Living in the present with the future in mind is difficult. Knowing that the decisions you make as a dad or parent bear greatly on generations to come is startling at least and stressful at best.
Having a heavenly perspective about life is key to protecting our future and our family.
I have been asked how I got so interested in Myanmar. My preparation for a sermon led me to reacquaint myself with Adoniram Judson. He was a missionary to Burma in the early 1800’s. It was at a time in my ministry when I was extremely frustrated by the childishness of the people in my church. Some people were not getting along over what I considered really childish things. It had happened at a time when things were starting to happen, new people coming, and I was getting excited about what the Lord was wanting to do. BAM, then the conflict hit. My business was really going well, taking a lot of my time, and I was thinking that this Pastoring thing wasn’t worth it.
Complacency is not an option. It is no longer an option for the church that wants to go forward. God is calling us to step out in faith and do the hard thing in raising our families and in obeying God as believers.
 Stepping out in faith may cost us friends. It may cost us status. It may cost a lot. But what it gains us is access to the fulfilled promises of God and a perspective on heaven.
What it costs us to live courageously is ultimately always worth it.
 Choose between Comfort and Courage
 Choose Between being common and someone who courageously makes a stand for Christ
One summer morning as Ray Blankenship was preparing his breakfast, he gazed out the window, and saw a small girl being swept along in the rain-flooded drainage ditch beside his Andover, Ohio, home. Blankenship knew that farther downstream, the ditch disappeared with a roar underneath a road and then emptied into the main culvert. Ray dashed out the door and raced along the ditch, trying to get ahead of the foundering child. Then he hurled himself into the deep, churning water. Blankenship surfaced and was able to grab the child’s arm. They tumbled end over end. Within about three feet of the yawning culvert, Ray’s free hand felt something–possibly a rock– protruding from one bank. He clung desperately, but the tremendous force of the water tried to tear him and the child away. “If I can just hang on until help comes,” he thought. He did better than that. By the time fire-department rescuers arrived, Blankenship had pulled the girl to safety. Both were treated for shock. On April 12, 1989, Ray Blankenship was awarded the Coast Guard’s Silver Lifesaving Medal. The award is fitting, for this selfless person was at even greater risk to himself than most people knew. Ray Blankenship can’t swim
1 Corinthians 16:13 (ESV) Be watchful, stand firm in the faith, act like men, be strong.
Andrízō – To behave courageously. Vines: “to make a man of”
“not so much in a physical sense as in the convictions of our spiritual life”.
Men, if you want to demonstrate to your family that you are a man of convictions, you will need to demonstrate it to them in your actions, your attitudes, your behavior. If you have not been demonstrating, then begin anew. Take a stand publicly with your family, and then ask them to lovingly help you be a man of conviction.
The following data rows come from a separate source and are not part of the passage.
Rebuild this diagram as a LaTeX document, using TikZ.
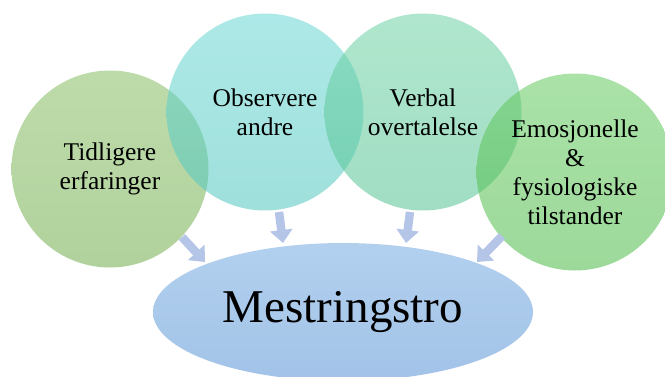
\documentclass[tikz,border=0pt]{standalone}
\usepackage{fontspec}
\setmainfont{Liberation Serif}
\usetikzlibrary{arrows.meta,shapes.geometric}
\definecolor{cTidT}{RGB}{135,190,100}
\definecolor{cTidB}{RGB}{112,172,75}
\definecolor{cObsT}{RGB}{105,215,212}
\definecolor{cObsB}{RGB}{80,198,190}
\definecolor{cVerT}{RGB}{110,210,165}
\definecolor{cVerB}{RGB}{82,194,145}
\definecolor{cEmoT}{RGB}{100,202,95}
\definecolor{cEmoB}{RGB}{75,186,70}
\definecolor{cMesT}{RGB}{178,208,238}
\definecolor{cMesB}{RGB}{162,195,232}
\definecolor{cArrow}{RGB}{180,197,231}
\tikzset{
  bubble/.style={circle, minimum size=197pt, inner sep=0pt, fill opacity=0.55, text opacity=1,
    align=center, font=\fontsize{25.5}{29}\selectfont},
  flow/.style={draw=cArrow, line width=8.5pt, -{Triangle[length=13pt,width=22pt]}},
}
\begin{document}
\begin{tikzpicture}[x=1pt,y=-1pt]
\useasboundingbox (0,0) rectangle (665,376);
\clip (0,0) rectangle (665,376);
\node[bubble, top color=cTidT, bottom color=cTidB] (tid) at (110,169) {Tidligere\\erfaringer};
\node[bubble, top color=cObsT, bottom color=cObsB] (obs) at (265,112) {Observere\\andre};
\node[bubble, top color=cVerT, bottom color=cVerB] (ver) at (423,112) {Verbal\\overtalelse};
\node[bubble, top color=cEmoT, bottom color=cEmoB] (emo) at (575,172) {Emosjonelle\\\&\\fysiologiske\\tilstander};
\node[ellipse, minimum width=380pt, minimum height=138pt, inner sep=0pt,
      top color=cMesT, bottom color=cMesB, font=\fontsize{47}{56}\selectfont] (mes) at (343,312) {Mestringstro};
\coordinate (a1s) at (182,237); \coordinate (a1e) at (205,262);
\coordinate (a2s) at (279,212); \coordinate (a2e) at (283,243);
\coordinate (a3s) at (410,212); \coordinate (a3e) at (406,243);
\coordinate (a4s) at (502,236); \coordinate (a4e) at (477,262);
\draw[flow] (a1s) -- (a1e);
\draw[flow] (a2s) -- (a2e);
\draw[flow] (a3s) -- (a3e);
\draw[flow] (a4s) -- (a4e);
\end{tikzpicture}
\end{document}
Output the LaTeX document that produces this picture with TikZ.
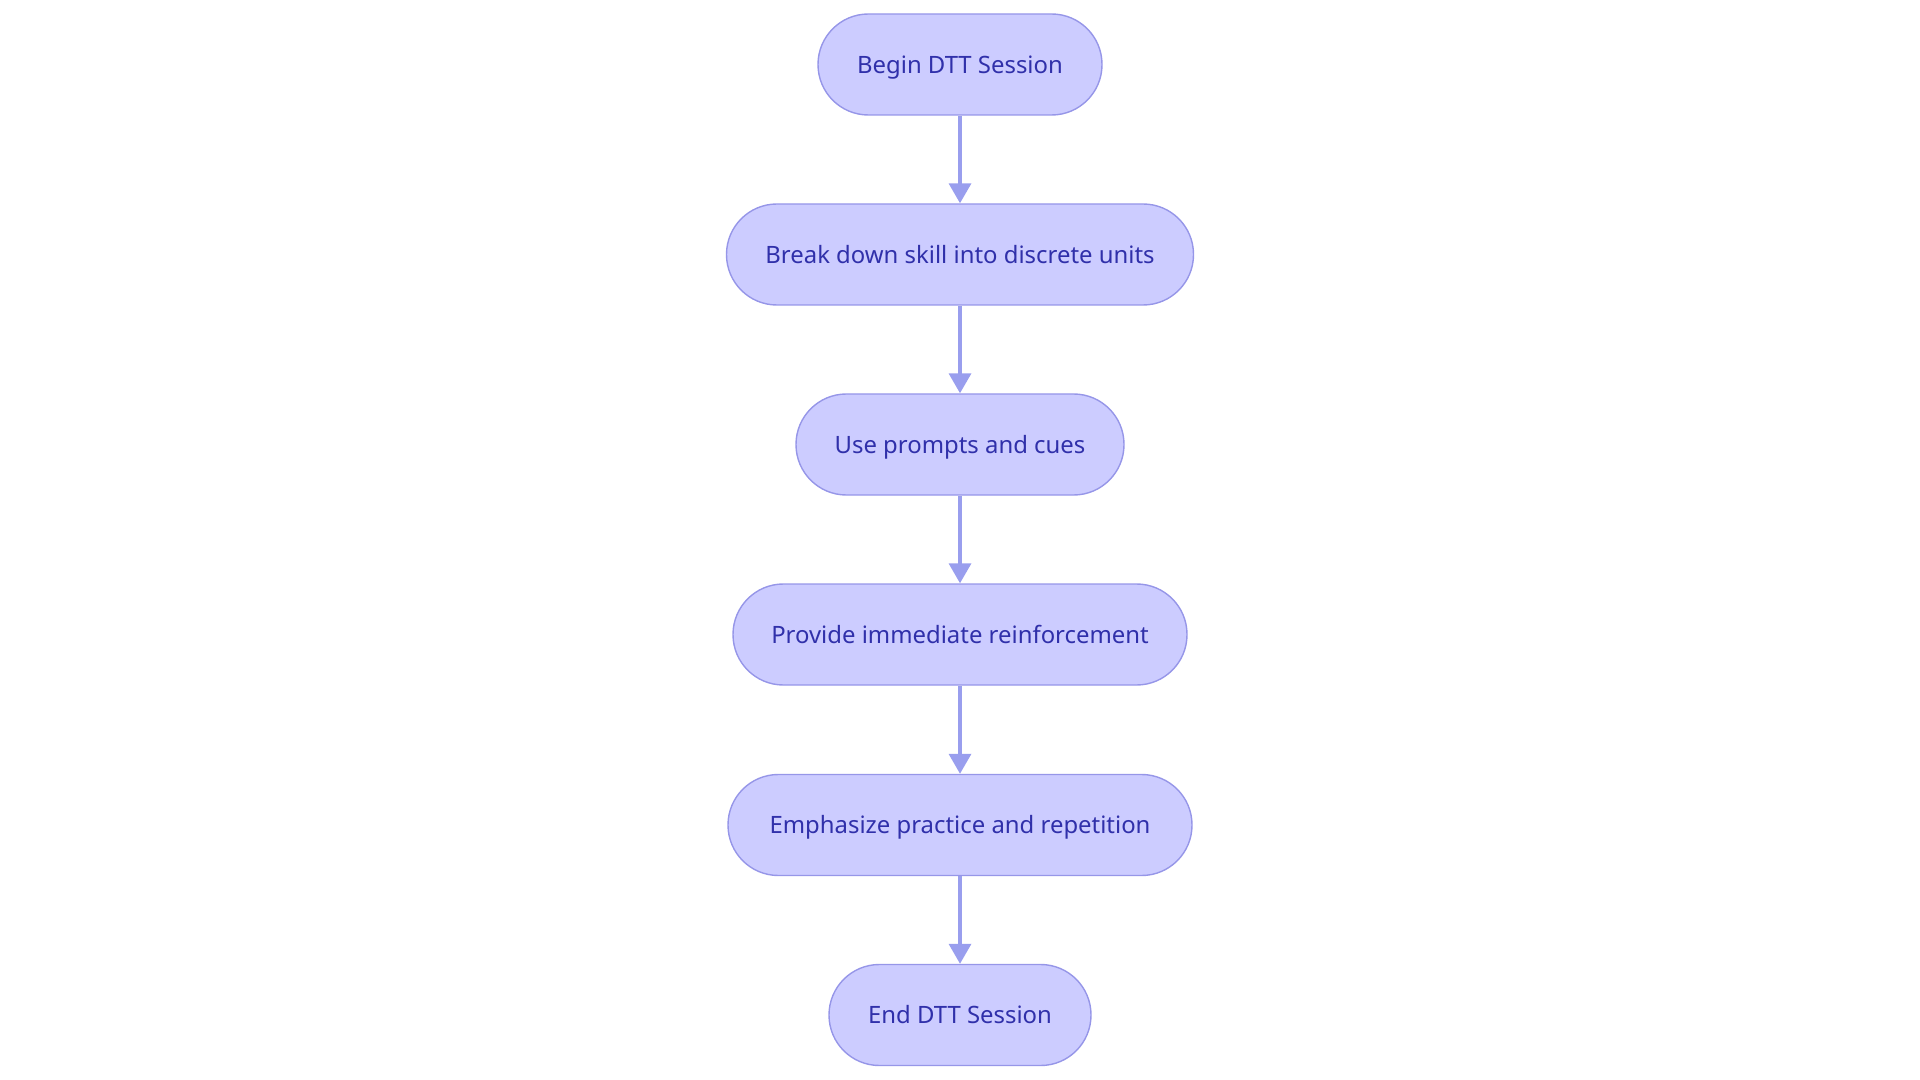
\documentclass[tikz,border=0pt]{standalone}
\usepackage{fontspec}
\setmainfont{Noto Sans}
\usetikzlibrary{arrows.meta, positioning}
\definecolor{pFill}{RGB}{204,204,255}
\definecolor{pLine}{RGB}{150,150,232}
\definecolor{pText}{RGB}{48,48,170}
\definecolor{pArrow}{RGB}{153,158,238}
\tikzset{
  pill/.style={draw=pLine, fill=pFill, text=pText, line width=1pt, rounded corners=1.26cm,
               font=\fontsize{17}{21}\selectfont, inner xsep=0pt, inner ysep=0pt,
               text height=12.2pt, text depth=0pt, minimum height=2.525cm},
  flow/.style={-{Triangle[length=0.5cm, width=0.55cm]}, pArrow, line width=2.5pt},
}

\begin{document}
\begin{tikzpicture}
    \useasboundingbox (0,0) rectangle (48,-27);
    \node[pill, minimum width=7.1cm]   (begin)   at (24,-1.6125)  {Begin DTT Session};
    \node[pill, minimum width=11.675cm] (split)  at (24,-6.3625)  {Break down skill into discrete units};
    \node[pill, minimum width=8.2cm]   (prompts) at (24,-11.1125) {Use prompts and cues};
    \node[pill, minimum width=11.35cm] (reinf)   at (24,-15.8625) {Provide immediate reinforcement};
    \node[pill, minimum width=11.6cm]  (practice) at (24,-20.625) {Emphasize practice and repetition};
    \node[pill, minimum width=6.55cm]  (finish)  at (24,-25.375)  {End DTT Session};
    \draw[flow] (begin) -- (split);
    \draw[flow] (split) -- (prompts);
    \draw[flow] (prompts) -- (reinf);
    \draw[flow] (reinf) -- (practice);
    \draw[flow] (practice) -- (finish);
  \end{tikzpicture}
\end{document}
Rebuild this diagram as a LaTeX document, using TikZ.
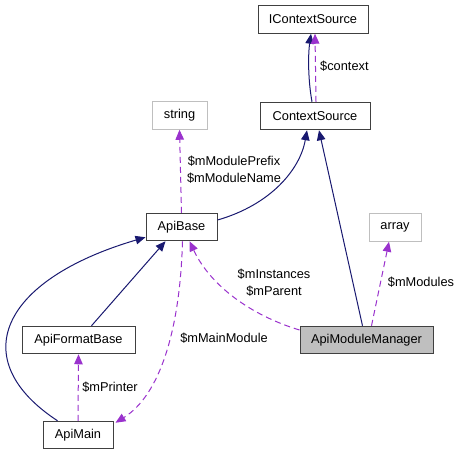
\documentclass[tikz,border=0pt]{standalone}
\usepackage{fontspec}
\setmainfont{Liberation Sans}
\usepackage{xcolor}
\usepackage{tikz}
\usetikzlibrary{arrows.meta,calc}
\definecolor{inhblue}{RGB}{25,25,112}
\definecolor{usepurple}{RGB}{154,50,205}
\definecolor{extgray}{RGB}{191,191,191}

\begin{document}
\begin{tikzpicture}[
  x=1pt, y=-1pt,
  font=\fontsize{12.8}{17}\selectfont,
  cls/.style={draw=black!75, fill=white, line width=1pt, minimum height=27.5pt, inner sep=0pt, align=center},
  extcls/.style={cls, draw=extgray},
  inh/.style={-{Triangle[length=10pt,width=8.5pt]}, draw=inhblue, line width=1pt},
  use/.style={-{Triangle[length=10pt,width=8.5pt]}, draw=usepurple, line width=1pt, dash pattern=on 6pt off 4pt},
  lbl/.style={align=center, inner sep=0pt}
]
\useasboundingbox (0,0) rectangle (462,456);

\node[cls, minimum width=110pt] (icsrc) at (313,19.5) {IContextSource};
\node[cls, minimum width=110pt] (csrc) at (315,116) {ContextSource};
\node[extcls, minimum width=55pt] (str) at (179.5,115.5) {string};
\node[cls, minimum width=71pt] (apibase) at (181.5,227) {ApiBase};
\node[extcls, minimum width=52pt] (arr) at (395,227.5) {array};
\node[cls, minimum width=113pt] (fmtbase) at (78.5,340) {ApiFormatBase};
\node[cls, minimum width=70pt] (apimain) at (78,435) {ApiMain};
\node[cls, fill=extgray, minimum width=133pt] (modmgr) at (366.5,340) {ApiModuleManager};

% inheritance
\draw[inh] ($(csrc.north)+(-3,0)$) .. controls (308,80) and (308,55) .. ($(icsrc.south)+(-2,0)$);
\draw[inh] ($(apibase.east)+(0,-7)$) .. controls (270,205) and (300,170) .. ($(csrc.south)+(-8,0)$);
\draw[inh] ($(modmgr.north)+(-4,0)$) -- ($(csrc.south)+(4,0)$);
\draw[inh] ($(fmtbase.north)+(13,0)$) -- ($(apibase.south)+(-16,0)$);
\draw[inh] ($(apimain.north west)+(15,0)$) .. controls (-35,360) and (0,280) .. ($(apibase.south west)+(0,-4)$);

% members
\draw[use] ($(csrc.north)+(1,0)$) -- ($(icsrc.south)+(2,0)$);
\node[lbl, anchor=west] (lctx) at (320,66) {\$context};
\draw[use] (apibase.north) -- (str.south);
\node[lbl] (lname) at (234,170) {\$mModulePrefix\\\$mModuleName};
\draw[use] ($(apibase.south)+(1,0)$) .. controls (180,330) and (160,395) .. ($(apimain.north east)+(2,2)$);
\node[lbl] (lmain) at (224,338) {\$mMainModule};
\draw[use] ($(modmgr.west)+(0,-10)$) .. controls (250,315) and (210,285) .. ($(apibase.south)+(8,0)$);
\node[lbl] (linst) at (274,283) {\$mInstances\\\$mParent};
\draw[use] (apimain.north) -- (fmtbase.north |- fmtbase.south);
\node[lbl] (lprint) at (110,387) {\$mPrinter};
\draw[use] ($(modmgr.north)+(5,0)$) -- ($(arr.south)+(-6,0)$);
\node[lbl] (lmods) at (421,282) {\$mModules};
\end{tikzpicture}
\end{document}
Being Courageous begins with simple things. Like when your daughter or granddaughter makes a simple request:
“Daddy, would you dance with me?”
Maybe it’s in a public place while you are waiting for someone, maybe it’s at an inconvenient time when you are late for a meeting.
Would you stop and get out and go over to her and take the lead.
Or would you say you will just watch.
My guess is many would say they’d just watch. I admit there have been times when that’s all I’ve done. Shamefully.
A Courageous Man comes to grip with his responsibilities before God for his family, and even his children’s families.
Courageous Men put the needs of their family first, in order to protect, and encourage them to stand firm in following God
Do your children and grandchildren see you as a Courageous Man? Do they know you are not afraid to follow God, to name Jesus Christ as the one you follow in all your ways?